* WORK TO DO *
All the data must come back unchanged, except that pictures are left out.

* SUPPLIED DATA *
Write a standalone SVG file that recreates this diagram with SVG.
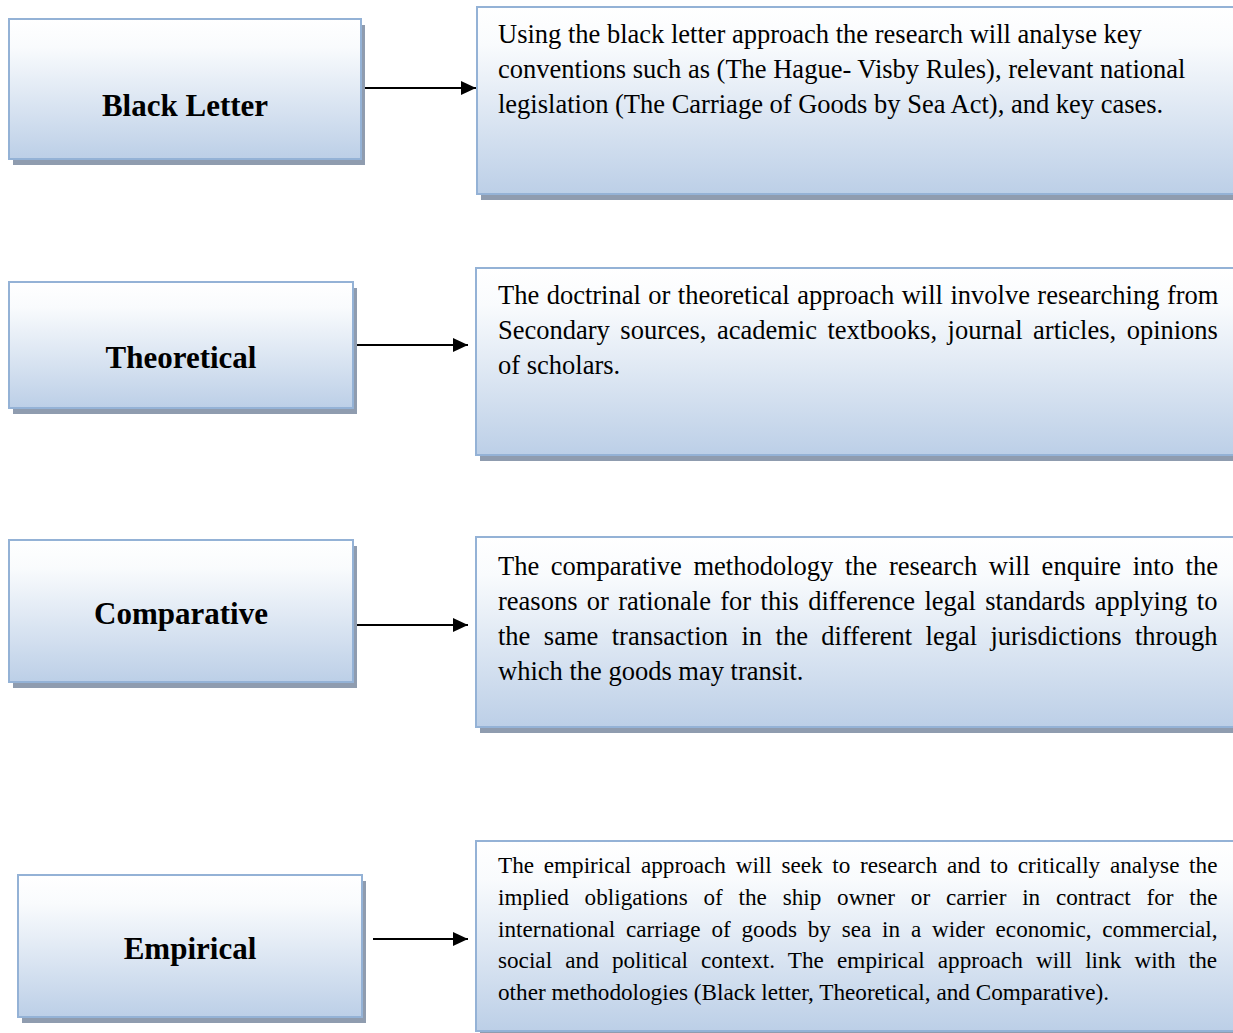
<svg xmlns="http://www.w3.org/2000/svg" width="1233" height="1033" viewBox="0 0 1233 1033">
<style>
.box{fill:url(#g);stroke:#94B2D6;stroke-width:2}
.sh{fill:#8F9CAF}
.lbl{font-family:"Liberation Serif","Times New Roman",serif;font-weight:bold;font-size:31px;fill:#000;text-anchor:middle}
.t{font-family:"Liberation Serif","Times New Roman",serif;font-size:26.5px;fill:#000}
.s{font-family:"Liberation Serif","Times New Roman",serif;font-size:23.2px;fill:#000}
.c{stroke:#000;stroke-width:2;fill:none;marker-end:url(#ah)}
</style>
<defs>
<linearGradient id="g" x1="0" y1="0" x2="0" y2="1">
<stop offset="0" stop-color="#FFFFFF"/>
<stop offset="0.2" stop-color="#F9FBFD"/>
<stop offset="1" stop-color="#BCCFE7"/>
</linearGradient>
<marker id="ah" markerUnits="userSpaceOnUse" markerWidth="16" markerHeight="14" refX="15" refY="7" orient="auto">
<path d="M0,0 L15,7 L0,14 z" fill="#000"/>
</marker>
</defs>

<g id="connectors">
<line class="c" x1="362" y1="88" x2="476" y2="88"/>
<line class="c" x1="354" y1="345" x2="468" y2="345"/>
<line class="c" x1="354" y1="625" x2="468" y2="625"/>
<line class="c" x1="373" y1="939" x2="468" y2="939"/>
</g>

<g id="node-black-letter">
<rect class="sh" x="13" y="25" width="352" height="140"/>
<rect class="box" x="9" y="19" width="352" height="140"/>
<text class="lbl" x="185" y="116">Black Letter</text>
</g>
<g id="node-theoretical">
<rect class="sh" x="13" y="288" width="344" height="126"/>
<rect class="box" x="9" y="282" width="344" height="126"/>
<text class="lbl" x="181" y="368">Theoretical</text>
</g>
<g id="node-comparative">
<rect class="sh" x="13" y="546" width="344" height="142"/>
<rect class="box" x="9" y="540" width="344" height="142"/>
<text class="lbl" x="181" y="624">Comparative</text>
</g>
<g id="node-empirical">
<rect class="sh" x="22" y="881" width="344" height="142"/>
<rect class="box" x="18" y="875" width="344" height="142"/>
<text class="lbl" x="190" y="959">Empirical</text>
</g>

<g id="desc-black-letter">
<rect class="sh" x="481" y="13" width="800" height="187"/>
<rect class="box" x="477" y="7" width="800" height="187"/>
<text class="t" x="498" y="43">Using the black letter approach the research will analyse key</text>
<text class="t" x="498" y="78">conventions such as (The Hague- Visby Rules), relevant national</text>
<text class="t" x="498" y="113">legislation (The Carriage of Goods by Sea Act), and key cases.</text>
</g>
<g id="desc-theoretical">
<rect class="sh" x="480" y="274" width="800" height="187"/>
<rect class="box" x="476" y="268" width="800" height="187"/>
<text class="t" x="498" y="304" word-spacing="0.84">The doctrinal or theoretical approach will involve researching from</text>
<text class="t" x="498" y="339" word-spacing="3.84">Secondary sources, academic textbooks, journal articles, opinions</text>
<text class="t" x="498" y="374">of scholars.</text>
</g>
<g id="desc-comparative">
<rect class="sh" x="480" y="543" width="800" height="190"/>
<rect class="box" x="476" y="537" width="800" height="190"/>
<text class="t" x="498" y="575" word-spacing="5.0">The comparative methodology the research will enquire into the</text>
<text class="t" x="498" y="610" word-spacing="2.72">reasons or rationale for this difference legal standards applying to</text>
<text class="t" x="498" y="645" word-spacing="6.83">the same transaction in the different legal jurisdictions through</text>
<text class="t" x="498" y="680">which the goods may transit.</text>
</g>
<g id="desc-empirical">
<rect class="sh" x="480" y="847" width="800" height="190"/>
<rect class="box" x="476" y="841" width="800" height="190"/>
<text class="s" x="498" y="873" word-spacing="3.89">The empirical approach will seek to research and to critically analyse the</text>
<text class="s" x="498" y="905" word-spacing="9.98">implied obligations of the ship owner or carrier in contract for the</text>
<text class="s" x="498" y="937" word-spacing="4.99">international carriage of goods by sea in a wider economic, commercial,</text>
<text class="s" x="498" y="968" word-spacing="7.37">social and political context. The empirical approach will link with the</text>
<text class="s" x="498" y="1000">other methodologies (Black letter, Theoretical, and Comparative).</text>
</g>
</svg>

* WRITTEN RESPONSE *
Write a standalone SVG file that recreates this diagram with SVG.
<svg xmlns="http://www.w3.org/2000/svg" width="1233" height="1033" viewBox="0 0 1233 1033">
<style>
.box{fill:url(#g);stroke:#94B2D6;stroke-width:2}
.sh{fill:#8F9CAF}
.lbl{font-family:"Liberation Serif","Times New Roman",serif;font-weight:bold;font-size:31px;fill:#000;text-anchor:middle}
.t{font-family:"Liberation Serif","Times New Roman",serif;font-size:26.5px;fill:#000}
.s{font-family:"Liberation Serif","Times New Roman",serif;font-size:23.2px;fill:#000}
.c{stroke:#000;stroke-width:2;fill:none;marker-end:url(#ah)}
</style>
<defs>
<linearGradient id="g" x1="0" y1="0" x2="0" y2="1">
<stop offset="0" stop-color="#FFFFFF"/>
<stop offset="0.2" stop-color="#F9FBFD"/>
<stop offset="1" stop-color="#BCCFE7"/>
</linearGradient>
<marker id="ah" markerUnits="userSpaceOnUse" markerWidth="16" markerHeight="14" refX="15" refY="7" orient="auto">
<path d="M0,0 L15,7 L0,14 z" fill="#000"/>
</marker>
</defs>

<g id="connectors">
<line class="c" x1="362" y1="88" x2="476" y2="88"/>
<line class="c" x1="354" y1="345" x2="468" y2="345"/>
<line class="c" x1="354" y1="625" x2="468" y2="625"/>
<line class="c" x1="373" y1="939" x2="468" y2="939"/>
</g>

<g id="node-black-letter">
<rect class="sh" x="13" y="25" width="352" height="140"/>
<rect class="box" x="9" y="19" width="352" height="140"/>
<text class="lbl" x="185" y="116">Black Letter</text>
</g>
<g id="node-theoretical">
<rect class="sh" x="13" y="288" width="344" height="126"/>
<rect class="box" x="9" y="282" width="344" height="126"/>
<text class="lbl" x="181" y="368">Theoretical</text>
</g>
<g id="node-comparative">
<rect class="sh" x="13" y="546" width="344" height="142"/>
<rect class="box" x="9" y="540" width="344" height="142"/>
<text class="lbl" x="181" y="624">Comparative</text>
</g>
<g id="node-empirical">
<rect class="sh" x="22" y="881" width="344" height="142"/>
<rect class="box" x="18" y="875" width="344" height="142"/>
<text class="lbl" x="190" y="959">Empirical</text>
</g>

<g id="desc-black-letter">
<rect class="sh" x="481" y="13" width="800" height="187"/>
<rect class="box" x="477" y="7" width="800" height="187"/>
<text class="t" x="498" y="43">Using the black letter approach the research will analyse key</text>
<text class="t" x="498" y="78">conventions such as (The Hague- Visby Rules), relevant national</text>
<text class="t" x="498" y="113">legislation (The Carriage of Goods by Sea Act), and key cases.</text>
</g>
<g id="desc-theoretical">
<rect class="sh" x="480" y="274" width="800" height="187"/>
<rect class="box" x="476" y="268" width="800" height="187"/>
<text class="t" x="498" y="304" word-spacing="0.84">The doctrinal or theoretical approach will involve researching from</text>
<text class="t" x="498" y="339" word-spacing="3.84">Secondary sources, academic textbooks, journal articles, opinions</text>
<text class="t" x="498" y="374">of scholars.</text>
</g>
<g id="desc-comparative">
<rect class="sh" x="480" y="543" width="800" height="190"/>
<rect class="box" x="476" y="537" width="800" height="190"/>
<text class="t" x="498" y="575" word-spacing="5.0">The comparative methodology the research will enquire into the</text>
<text class="t" x="498" y="610" word-spacing="2.72">reasons or rationale for this difference legal standards applying to</text>
<text class="t" x="498" y="645" word-spacing="6.83">the same transaction in the different legal jurisdictions through</text>
<text class="t" x="498" y="680">which the goods may transit.</text>
</g>
<g id="desc-empirical">
<rect class="sh" x="480" y="847" width="800" height="190"/>
<rect class="box" x="476" y="841" width="800" height="190"/>
<text class="s" x="498" y="873" word-spacing="3.89">The empirical approach will seek to research and to critically analyse the</text>
<text class="s" x="498" y="905" word-spacing="9.98">implied obligations of the ship owner or carrier in contract for the</text>
<text class="s" x="498" y="937" word-spacing="4.99">international carriage of goods by sea in a wider economic, commercial,</text>
<text class="s" x="498" y="968" word-spacing="7.37">social and political context. The empirical approach will link with the</text>
<text class="s" x="498" y="1000">other methodologies (Black letter, Theoretical, and Comparative).</text>
</g>
</svg>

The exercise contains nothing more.